The command i start job is ./bin/connect-standalone etc/kafka/connect-standalone.properties etc/kafka-connect-hdfs/quickstart-hdfs.properties
The connect-standalone.properties is as follows: bootstrap.servers=10.103.17.106:9092 key.converter=org.apache.kafka.connect.json.JsonConverter value.converter=org.apache.kafka.connect.json.JsonConverter key.converter.schemas.enable=false value.converter.schemas.enable=false
internal.key.converter=org.apache.kafka.connect.json.JsonConverter internal.value.converter=org.apache.kafka.connect.json.JsonConverter internal.key.converter.schemas.enable=false internal.value.converter.schemas.enable=false
offset.storage.file.filename=/tmp/connect.offsets offset.flush.interval.ms=10000
The quickstart-hdfs.properties is as follows: name=hdfs-sink3 connector.class=io.confluent.connect.hdfs.HdfsSinkConnector tasks.max=1 topics=test_kafka_docs2 #topics=test_hdfs_kafka hdfs.url=hdfs://10.103.18.9:9000 flush.size=1000
Could anyone give some suggestions? thanks
@heifrank I see two things I would change here to troubleshoot:
- flush.size is set to 1000. I would set this to something small like 3 and manually produce records to the topic to see if you can get it to trigger a file roll.
- This is a bit weird but maybe a copy/paste issue.

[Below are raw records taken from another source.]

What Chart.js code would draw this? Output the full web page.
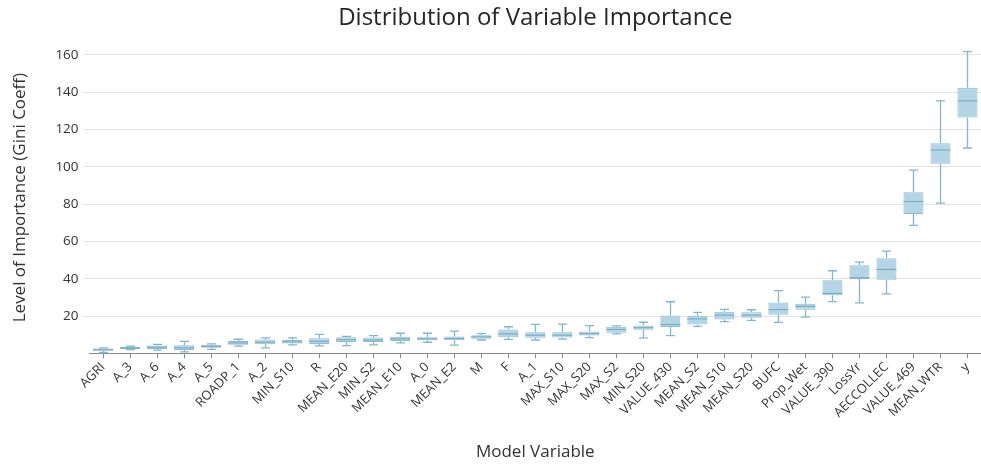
<!DOCTYPE html>
<html>
<head>
<meta charset="utf-8">
<script src="https://cdn.jsdelivr.net/npm/chart.js@4/dist/chart.umd.min.js"></script>
<style>
  html, body { margin: 0; padding: 0; background: #fff; }
  #wrap { width: 981px; height: 464px; position: relative; }
</style>
</head>
<body>
<div id="wrap"><canvas id="c"></canvas></div>
<script>
// Variables ordered by importance
const categories = ['AGRI','A_3','A_6','A_4','A_5','ROADP_1','A_2','MIN_S10','R','MEAN_E20','MIN_S2',
  'MEAN_E10','A_0','MEAN_E2','M','F','A_1','MAX_S10','MAX_S20','MAX_S2','MIN_S20','VALUE_430',
  'MEAN_S2','MEAN_S10','MEAN_S20','BUFC','Prop_Wet','VALUE_390','LossYr','AECCOLLEC','VALUE_469','MEAN_WTR','y'];

// Five-number summaries of the Gini importance per variable
const whiskerLow = [0.5, 2.0, 1.8, 0.8, 2.2, 3.9, 3.0, 4.6, 4.0, 4.2, 4.6,
  5.7, 6.0, 4.5, 7.2, 7.5, 7.2, 7.7, 8.5, 10.5, 8.3, 9.5,
  14.5, 17.0, 17.7, 16.6, 19.5, 27.8, 27.1, 31.9, 68.6, 80.5, 110.1];
const boxLow = [1.4, 2.4, 2.4, 1.9, 3.0, 4.6, 4.9, 5.3, 5.1, 6.1, 6.1,
  6.6, 7.0, 7.1, 7.8, 8.7, 8.4, 8.5, 9.6, 11.1, 12.7, 14.1,
  15.5, 18.2, 19.1, 20.7, 23.4, 31.2, 39.9, 39.5, 74.7, 101.6, 126.4];
const median = [2.0, 3.0, 3.3, 3.0, 3.8, 5.6, 6.0, 6.2, 6.5, 7.4, 7.2,
  7.8, 7.8, 8.0, 8.9, 10.5, 9.8, 9.8, 10.6, 12.8, 13.8, 15.5,
  18.5, 20.5, 20.5, 23.5, 25.2, 32.2, 40.5, 45.0, 81.4, 109.0, 135.3];
const boxHigh = [2.6, 3.5, 4.2, 4.4, 4.7, 6.7, 7.4, 7.2, 8.1, 8.7, 8.5,
  9.0, 8.7, 9.1, 9.8, 12.8, 11.4, 11.4, 11.8, 14.3, 14.9, 20.3,
  20.2, 22.3, 22.0, 27.3, 26.6, 39.2, 47.3, 51.0, 86.4, 112.6, 142.4];
const whiskerHigh = [3.0, 3.9, 4.9, 6.5, 5.1, 7.6, 8.3, 8.3, 10.2, 9.1, 9.5,
  10.8, 10.8, 12.0, 10.6, 14.3, 15.6, 15.7, 14.9, 14.8, 16.7, 27.7,
  22.0, 23.6, 23.4, 33.7, 30.2, 44.3, 48.9, 54.8, 98.2, 135.3, 161.7];

const yTicks = [20, 40, 60, 80, 100, 120, 140, 160];

const FONT = "'Open Sans', 'Noto Sans', sans-serif";
const BOX_FILL = 'rgba(176, 211, 229, 0.95)';
const BOX_EDGE = '#8dbdd3';
const WHISKER = '#86b6cb';
const MEDIAN = '#7dadc3';

// Whiskers behind the boxes, median lines on top
const boxWhiskers = {
  id: 'boxWhiskers',
  beforeDatasetsDraw(chart) {
    const { ctx, scales: { x, y } } = chart;
    ctx.save();
    ctx.strokeStyle = WHISKER;
    ctx.lineWidth = 1.3;
    const cap = 4.5;
    categories.forEach((c, i) => {
      const px = Math.round(x.getPixelForValue(i)) + 0.5;
      const yLo = y.getPixelForValue(whiskerLow[i]);
      const yHi = y.getPixelForValue(whiskerHigh[i]);
      const yQ1 = y.getPixelForValue(boxLow[i]);
      const yQ3 = y.getPixelForValue(boxHigh[i]);
      ctx.beginPath();
      ctx.moveTo(px, yQ3); ctx.lineTo(px, yHi);
      ctx.moveTo(px - cap, yHi); ctx.lineTo(px + cap, yHi);
      ctx.moveTo(px, yQ1); ctx.lineTo(px, yLo);
      ctx.moveTo(px - cap, yLo); ctx.lineTo(px + cap, yLo);
      ctx.stroke();
    });
    ctx.restore();
  },
  afterDatasetsDraw(chart) {
    const { ctx, scales: { x, y } } = chart;
    const meta = chart.getDatasetMeta(0);
    ctx.save();
    ctx.strokeStyle = MEDIAN;
    ctx.lineWidth = 1.2;
    categories.forEach((c, i) => {
      const bar = meta.data[i];
      const half = bar.width / 2;
      const px = x.getPixelForValue(i);
      const py = y.getPixelForValue(median[i]);
      ctx.beginPath();
      ctx.moveTo(px - half, py); ctx.lineTo(px + half, py);
      ctx.stroke();
    });
    ctx.restore();
  }
};

new Chart(document.getElementById('c'), {
  type: 'bar',
  data: {
    labels: categories,
    datasets: [{
      label: 'Gini importance',
      data: categories.map((c, i) => [boxLow[i], boxHigh[i]]),
      backgroundColor: BOX_FILL,
      borderColor: BOX_EDGE,
      borderWidth: 1,
      borderSkipped: false,
      barPercentage: 0.74,
      categoryPercentage: 1
    }]
  },
  options: {
    responsive: true,
    maintainAspectRatio: false,
    animation: false,
    layout: { padding: { left: 10, right: 0, top: 2, bottom: 2 } },
    plugins: {
      legend: { display: false },
      tooltip: { enabled: false },
      title: {
        display: true,
        text: 'Distribution of Variable Importance',
        fullSize: false,
        color: '#262626',
        font: { family: FONT, size: 24, weight: 'normal' },
        padding: { top: 2, bottom: 9 }
      }
    },
    scales: {
      x: {
        offset: true,
        grid: {
          offset: false,
          drawOnChartArea: false,
          drawTicks: true,
          tickLength: 5,
          color: '#8a8a8a'
        },
        border: { display: true, color: '#8a8a8a', width: 1 },
        ticks: {
          autoSkip: false,
          minRotation: 45,
          maxRotation: 45,
          padding: 1,
          color: '#333',
          font: { family: FONT, size: 13 }
        },
        title: {
          display: true,
          text: 'Model Variable',
          color: '#333',
          font: { family: FONT, size: 17 },
          padding: { top: 20, bottom: 0 }
        }
      },
      y: {
        min: 0,
        max: 167,
        afterBuildTicks(scale) {
          scale.ticks = yTicks.map(v => ({ value: v }));
        },
        grid: {
          color: '#e3e3e3',
          tickLength: 6,
          drawTicks: true
        },
        border: { display: false },
        ticks: {
          color: '#333',
          padding: 5,
          font: { family: FONT, size: 13.5 }
        },
        title: {
          display: true,
          text: 'Level of Importance (Gini Coeff)',
          color: '#333',
          font: { family: FONT, size: 17 },
          padding: { top: 0, bottom: 20 }
        }
      }
    }
  },
  plugins: [boxWhiskers]
});
</script>
</body>
</html>
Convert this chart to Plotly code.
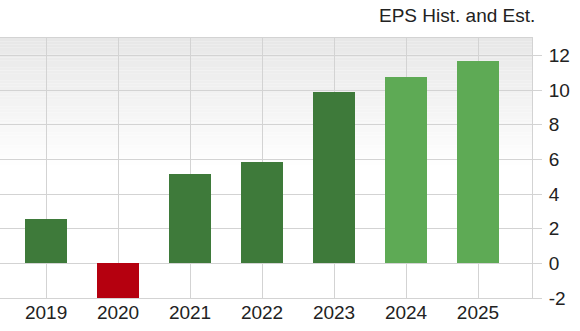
import plotly.graph_objects as go

# ---- data ----
years = ["2019", "2020", "2021", "2022", "2023", "2024", "2025"]
eps = [2.54, -2.0, 5.14, 5.85, 9.9, 10.73, 11.65]
bar_colors = ["#3e7a3a", "#b5000f", "#3e7a3a", "#3e7a3a", "#3e7a3a", "#5eaa55", "#5eaa55"]
ytick_vals = [-2, 0, 2, 4, 6, 8, 10, 12]
ytick_text = ["-2", "0", "2", "4", "6", "8", "10", "12"]
title_text = "EPS Hist. and Est."

FONT = "Liberation Sans, Arial, sans-serif"
FS = 19
TXT = "#222222"
GRID = "#d3d3d3"

fig = go.Figure()
fig.add_trace(go.Bar(
    x=years, y=eps,
    marker=dict(color=bar_colors, line=dict(width=0)),
    width=0.575,
    hoverinfo="x+y",
))

# gradient background (top grey fading to white)
shapes = []
n = 40
y_top, y_bot = 13.0, 5.5
for i in range(n):
    y0 = y_top - (y_top - y_bot) * i / n
    y1 = y_top - (y_top - y_bot) * (i + 1) / n
    t = (i + 0.5) / n
    g = int(round(231 + (255 - 231) * t))
    shapes.append(dict(type="rect", xref="paper", yref="y", x0=0, x1=1,
                       y0=y1, y1=y0, fillcolor=f"rgb({g},{g},{g})",
                       line=dict(width=0), layer="below"))

fig.update_layout(
    width=580, height=331,
    margin=dict(l=0, r=48, t=38, b=33),
    paper_bgcolor="white",
    plot_bgcolor="white",
    showlegend=False,
    bargap=0,
    shapes=shapes,
    font=dict(family=FONT, size=FS, color=TXT),
    annotations=[dict(text=title_text, xref="paper", yref="paper",
                      x=1, y=1, xanchor="right", yanchor="middle",
                      xshift=5, yshift=23, showarrow=False,
                      font=dict(family=FONT, size=FS, color=TXT))],
)
fig.update_xaxes(
    type="category",
    range=[-0.64, 6.75],
    showgrid=True, gridcolor=GRID, gridwidth=1,
    showline=True, linecolor=GRID, linewidth=1, mirror=True,
    ticks="", tickfont=dict(family=FONT, size=FS, color=TXT),
    ticklabelstandoff=-3,
    zeroline=False,
)
fig.update_yaxes(
    side="right",
    range=[-2, 13],
    tickvals=ytick_vals,
    ticktext=ytick_text,
    showgrid=True, gridcolor=GRID, gridwidth=1,
    showline=True, linecolor=GRID, linewidth=1,
    ticks="outside", ticklen=9, tickcolor=GRID,
    ticklabelstandoff=3,
    tickfont=dict(family=FONT, size=FS, color=TXT),
    zeroline=False,
)

fig.write_html("out.html")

I would make sure these are on separate lines: offset.storage.file.filename=/tmp/connect.offsets offset.flush.interval.ms=10000
@cotedm Thanks for your reply.
- my kafka topic contains 160000 records so i set flush.size to 1000, I've tried to set it to 3, it didn't work either.
- yes it's a copy/paste issue, they are on different lines.
It's wierd that my offset.flush.interval.ms is set to 10000 but it didn't show any commit message in this time interval. I waited 3 minutes and check kafka manager but didn't find any consumer consuming my topic. However using connect-file-sink properties works fine. It behaves the same in both version 2.0.0 and 3.0.0.
@heifrank do you see any directories created in HDFS? If the connection to HDFS is working properly, you should see a /topics and /logs directory created in HDFS by the connector. If you don't see those directories created on HDFS that could be your problem. If those directories are created, you should see something being written to /logs, if not please verify the permissions there.
@cotedm the /topics and /logs directory are created, but /logs is empty. /topics only has a /+tmp directory which is empty too. So it can't be an permission issue. Two things I notice:
- if i use schema registry properties which is etc/schema-registry/connect-avro-standalone.properties and consume another topic whose data is avro data format, it works fine.
- if i use etc/kafka/connect-standalone.properties and consume topic whose data is Json, it doesn't consume any message at all, but if i change hdfs-sink to file-sink it works fine.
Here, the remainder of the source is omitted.